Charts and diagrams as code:
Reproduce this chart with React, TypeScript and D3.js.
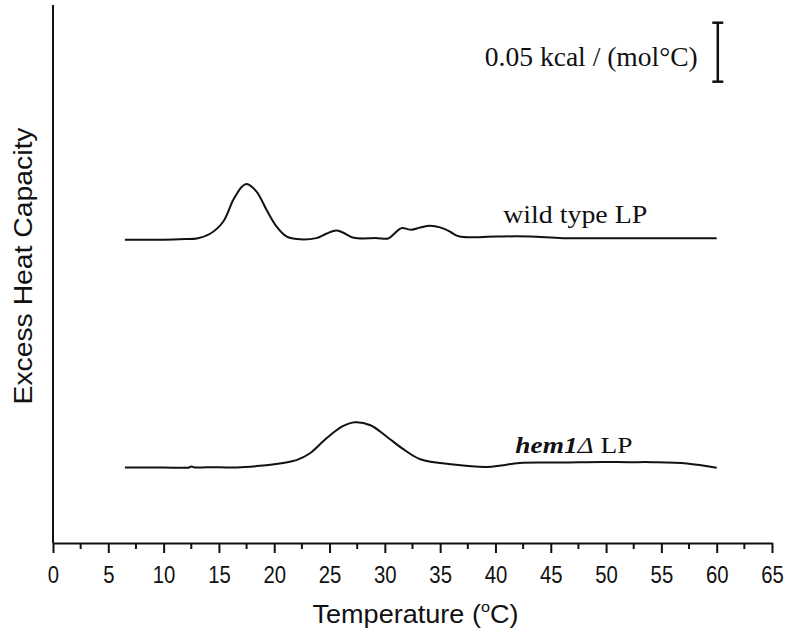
import React, { useRef, useEffect } from 'react';
import * as d3 from 'd3';

// Temperature (°C) and excess heat capacity above each trace's baseline, kcal/(mol°C)
const wildTypeTemp = [6.5, 10, 12, 13, 14.2, 15.4, 16.3, 17.1, 17.5, 18.4, 19.3, 20.2, 21.1, 22.0, 23.8, 24.7, 25.6, 26.2, 27.2, 29.3, 30.3, 30.9, 31.5, 32.4, 33.2, 34.1, 35.0, 35.9, 36.5, 37.1, 40.1, 43.1, 46.1, 50, 55, 60];
const wildTypeCp = [0, 0, 0.0006, 0.0011, 0.0051, 0.0155, 0.0339, 0.0452, 0.0472, 0.0409, 0.0254, 0.0113, 0.0028, 0.0006, 0.0014, 0.0051, 0.0079, 0.0062, 0.0017, 0.0014, 0.0011, 0.0056, 0.0099, 0.0085, 0.0104, 0.0119, 0.0105, 0.0068, 0.0035, 0.0023, 0.0028, 0.0028, 0.0014, 0.0014, 0.0014, 0.0014];

const hemTemp = [6.5, 10, 12.3, 12.5, 12.8, 14, 16.6, 18.7, 20.8, 22.0, 23.2, 24.7, 26.2, 27.3, 28.7, 30.2, 31.7, 33.2, 36.2, 39.2, 40.5, 42.2, 46, 49.7, 52, 54.2, 57.3, 60];
const hemCp = [0, 0, 0, 0.0008, 0, 0.0003, 0, 0.0014, 0.0039, 0.0062, 0.0119, 0.0246, 0.035, 0.0384, 0.0358, 0.0259, 0.0153, 0.007, 0.0025, 0.0005, 0.0017, 0.0039, 0.0042, 0.0047, 0.0045, 0.0045, 0.0034, -0.0003];

// vertical offsets of the stacked traces
const wildTypeOffset = 0.257;
const hemOffset = 0.064;

const xTickValues = [0, 5, 10, 15, 20, 25, 30, 35, 40, 45, 50, 55, 60, 65];
const scaleBarBase = 0.391;
const scaleBarLength = 0.05;

export default function App() {
    const svgRef = useRef(null);
    const width = 789;
    const height = 634;
    const margin = { top: 5, right: 17, bottom: 91, left: 53 };

    useEffect(() => {
        const svg = d3.select(svgRef.current);
        svg.selectAll('*').remove();

        const x = d3.scaleLinear()
            .domain([0, 65])
            .range([margin.left, width - margin.right]);

        const y = d3.scaleLinear()
            .domain([0, 0.456])
            .range([height - margin.bottom, margin.top]);

        const ink = '#111';

        // y axis line (no ticks)
        svg.append('line')
            .attr('x1', x(0)).attr('x2', x(0))
            .attr('y1', y(0)).attr('y2', y(0.456))
            .attr('stroke', ink)
            .attr('stroke-width', 2);

        // x axis
        const xAxis = svg.append('g')
            .attr('transform', `translate(0,${y(0)})`)
            .call(
                d3.axisBottom(x)
                    .tickValues(xTickValues)
                    .tickSize(10)
                    .tickPadding(13)
                    .tickSizeOuter(0)
            );
        xAxis.select('.domain').attr('stroke', ink).attr('stroke-width', 2);
        xAxis.selectAll('.tick line').attr('stroke', ink).attr('stroke-width', 2);
        xAxis.selectAll('.tick text')
            .attr('fill', ink)
            .attr('font-size', 24)
            .attr('font-family', 'Liberation Sans, Arial, sans-serif')
            .attr('textLength', d => String(d).length * 11.3)
            .attr('lengthAdjust', 'spacingAndGlyphs');

        // minor ticks
        svg.append('g')
            .selectAll('line')
            .data(xTickValues.slice(0, -1).map(d => d + 2.5))
            .join('line')
            .attr('x1', d => x(d)).attr('x2', d => x(d))
            .attr('y1', y(0)).attr('y2', y(0) + 6)
            .attr('stroke', ink)
            .attr('stroke-width', 2);

        // axis titles
        const xTitle = svg.append('text')
            .attr('x', (x(0) + x(65)) / 2 + 3)
            .attr('y', height - 11)
            .attr('text-anchor', 'middle')
            .attr('fill', ink)
            .attr('font-size', 25)
            .attr('font-family', 'Liberation Sans, Arial, sans-serif')
            .attr('textLength', 206)
            .attr('lengthAdjust', 'spacingAndGlyphs');
        xTitle.append('tspan').text('Temperature (');
        xTitle.append('tspan').attr('font-size', 15).attr('dy', -11).text('o');
        xTitle.append('tspan').attr('dy', 11).text('C)');

        svg.append('text')
            .attr('transform', `translate(32,${(y(0) + y(0.456)) / 2 - 8}) rotate(-90)`)
            .attr('text-anchor', 'middle')
            .attr('fill', ink)
            .attr('font-size', 25)
            .attr('font-family', 'Liberation Sans, Arial, sans-serif')
            .attr('textLength', 277)
            .attr('lengthAdjust', 'spacingAndGlyphs')
            .text('Excess Heat Capacity');

        // traces
        const line = d3.line()
            .x(d => x(d[0]))
            .y(d => y(d[1]))
            .curve(d3.curveCatmullRom.alpha(0.5));

        const wildType = wildTypeTemp.map((t, i) => [t, wildTypeCp[i] + wildTypeOffset]);
        const hem = hemTemp.map((t, i) => [t, hemCp[i] + hemOffset]);

        [wildType, hem].forEach(series => {
            svg.append('path')
                .datum(series)
                .attr('fill', 'none')
                .attr('stroke', ink)
                .attr('stroke-width', 2)
                .attr('stroke-linejoin', 'round')
                .attr('d', line);
        });

        // trace labels
        svg.append('text')
            .attr('x', x(40.7))
            .attr('y', y(0.271))
            .attr('fill', ink)
            .attr('font-size', 25)
            .attr('font-family', 'Liberation Serif, Times New Roman, serif')
            .attr('textLength', 144)
            .attr('lengthAdjust', 'spacingAndGlyphs')
            .text('wild type LP');

        const hemLabel = svg.append('text')
            .attr('x', x(41.8))
            .attr('y', y(0.076))
            .attr('fill', ink)
            .attr('font-size', 24)
            .attr('font-family', 'Liberation Serif, Times New Roman, serif')
            .attr('textLength', 117)
            .attr('lengthAdjust', 'spacingAndGlyphs');
        hemLabel.append('tspan').attr('font-style', 'italic').attr('font-weight', 'bold').text('hem1');
        hemLabel.append('tspan').attr('font-style', 'italic').text('Δ');
        hemLabel.append('tspan').text(' LP');

        // scale bar
        const barX = x(60.1);
        const capHalf = 5.5;
        const bar = svg.append('g').attr('stroke', ink).attr('stroke-width', 2.5);
        bar.append('line')
            .attr('x1', barX).attr('x2', barX)
            .attr('y1', y(scaleBarBase)).attr('y2', y(scaleBarBase + scaleBarLength));
        [scaleBarBase, scaleBarBase + scaleBarLength].forEach(v => {
            bar.append('line')
                .attr('x1', barX - capHalf).attr('x2', barX + capHalf)
                .attr('y1', y(v)).attr('y2', y(v));
        });

        svg.append('text')
            .attr('x', barX - 20)
            .attr('y', y(scaleBarBase + 0.013))
            .attr('text-anchor', 'end')
            .attr('fill', ink)
            .attr('font-size', 27)
            .attr('font-family', 'Liberation Serif, Times New Roman, serif')
            .attr('textLength', 213)
            .attr('lengthAdjust', 'spacingAndGlyphs')
            .text('0.05 kcal / (mol°C)');
    }, []);

    return (
        <svg
            ref={svgRef}
            width={width}
            height={height}
            style={{ position: 'absolute', left: 0, top: 0, background: '#fff' }}
        />
    );
}
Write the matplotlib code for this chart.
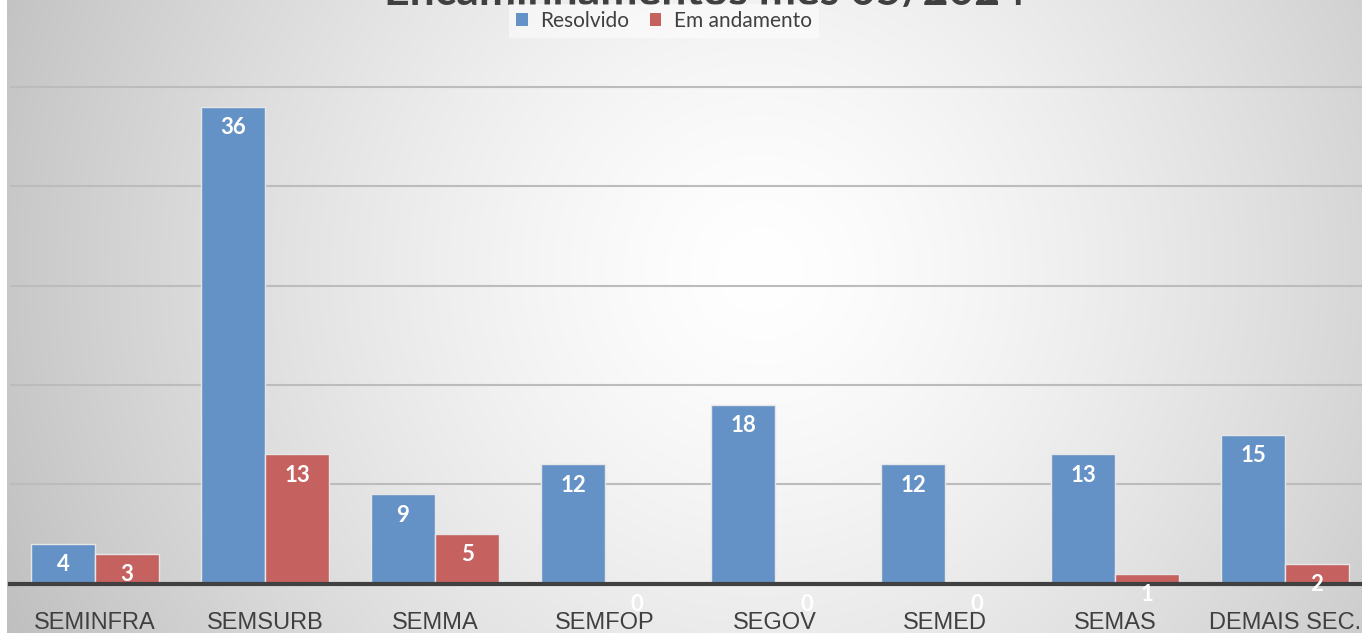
import numpy as np
import matplotlib
matplotlib.use("Agg")
import matplotlib.pyplot as plt

# ---- data ----
categories = ["SEMINFRA", "SEMSURB", "SEMMA", "SEMFOP", "SEGOV", "SEMED", "SEMAS", "DEMAIS SEC."]
resolvido = [4, 48, 9, 12, 18, 12, 13, 15]          # bar heights as drawn
resolvido_labels = ["4", "36", "9", "12", "18", "12", "13", "15"]
andamento = [3, 13, 5, 0, 0, 0, 1, 2]
andamento_labels = ["3", "13", "5", "0", "0", "0", "1", "2"]
series_names = ["Resolvido", "Em andamento"]
title = "Encaminhamentos mês 05/2024"
y_ticks = [10, 20, 30, 40, 50]

W, H = 1362, 633
fig = plt.figure(figsize=(W / 100, H / 100), dpi=100)
fig.patch.set_facecolor("white")

# background radial gradient
bg = fig.add_axes([7 / W, 0, (W - 7) / W, 1])
bg.set_axis_off()
xx, yy = np.meshgrid(np.arange(7, W), np.arange(0, H))
r = np.sqrt((xx - 760) ** 2 + (yy - 270) ** 2) / 820
g = 255 - 62 * np.clip(r, 0, 1.2) ** 1.4
g = g / 255
img = np.dstack([g, g, g])
bg.imshow(img, aspect="auto", extent=[0, 1, 0, 1], zorder=0)
bg.set_xlim(0, 1)
bg.set_ylim(0, 1)

# main axes
base_px = 583.5
px_per_unit = 9.93
ytop = 52
ax = fig.add_axes([10 / W, (H - base_px) / H, 1360 / W, ytop * px_per_unit / H])
ax.set_facecolor("none")
x = np.arange(len(categories))
w = 64 / 170
blue = "#6592c6"
red = "#c5625f"
b1 = ax.bar(x - w / 2, resolvido, w, color=blue, edgecolor="#e6e6e6", linewidth=1.0, zorder=3, label=series_names[0])
b2 = ax.bar(x + w / 2, andamento, w, color=red, edgecolor="#e6e6e6", linewidth=1.0, zorder=3, label=series_names[1])

lab_font = dict(color="white", fontweight="bold", fontsize=16, family=["Lato", "DejaVu Sans"])
off = -21 * 0.72
for xi, h, t in zip(x - w / 2, resolvido, resolvido_labels):
    ax.annotate(t, xy=(xi, h), xytext=(0, off), textcoords="offset points",
                ha="center", va="center", zorder=5, annotation_clip=False, **lab_font)
for xi, h, t in zip(x + w / 2, andamento, andamento_labels):
    ax.annotate(t, xy=(xi, h), xytext=(0, off), textcoords="offset points",
                ha="center", va="center", zorder=5, annotation_clip=False, **lab_font)

ax.set_xlim(-0.5, len(categories) - 0.5)
ax.set_ylim(0, ytop)
ax.set_yticks(y_ticks)
ax.yaxis.grid(True, color="#bcbcbc", linewidth=1.5, zorder=1)
ax.set_axisbelow(True)
ax.tick_params(axis="y", left=False, labelleft=False)
ax.set_xticks(x)
ax.set_xticklabels(categories, fontsize=17, color="#404040", family="Liberation Sans")
ax.tick_params(axis="x", length=0, pad=20.5)
for s in ax.spines.values():
    s.set_visible(False)
ax.axhline(0, color="#404040", linewidth=3, zorder=4, clip_on=False)

# title (mostly cut off at top, as in the reference)
fig.text(705 / W, 1 - 5 / H, title, ha="center", va="baseline", fontsize=32,
         fontweight="bold", color="#404040", family=["Lato", "DejaVu Sans"], zorder=1)

# legend
leg = fig.legend(handles=[b1, b2], labels=series_names, loc="center",
                 bbox_to_anchor=(664 / W, 1 - 21 / H), ncol=2, frameon=True,
                 prop={"family": "Lato", "size": 15}, handlelength=0.55, handleheight=0.55,
                 handletextpad=0.6, columnspacing=1.0, borderpad=0.35, fancybox=False)
leg.set_zorder(5)
leg.get_frame().set_facecolor("white")
leg.get_frame().set_alpha(0.5)
leg.get_frame().set_edgecolor("none")
for t in leg.get_texts():
    t.set_color("#404040")
for p in leg.legend_handles:
    p.set_edgecolor("none")

fig.savefig("out.png", dpi=100)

> _WHAT YOU NEED TO DO_
For each line above that contains the word "matplotlib", copy that line.

> _EXERCISE OUTPUT_
Write the matplotlib code for this chart.
import matplotlib
matplotlib.use("Agg")
import matplotlib.pyplot as plt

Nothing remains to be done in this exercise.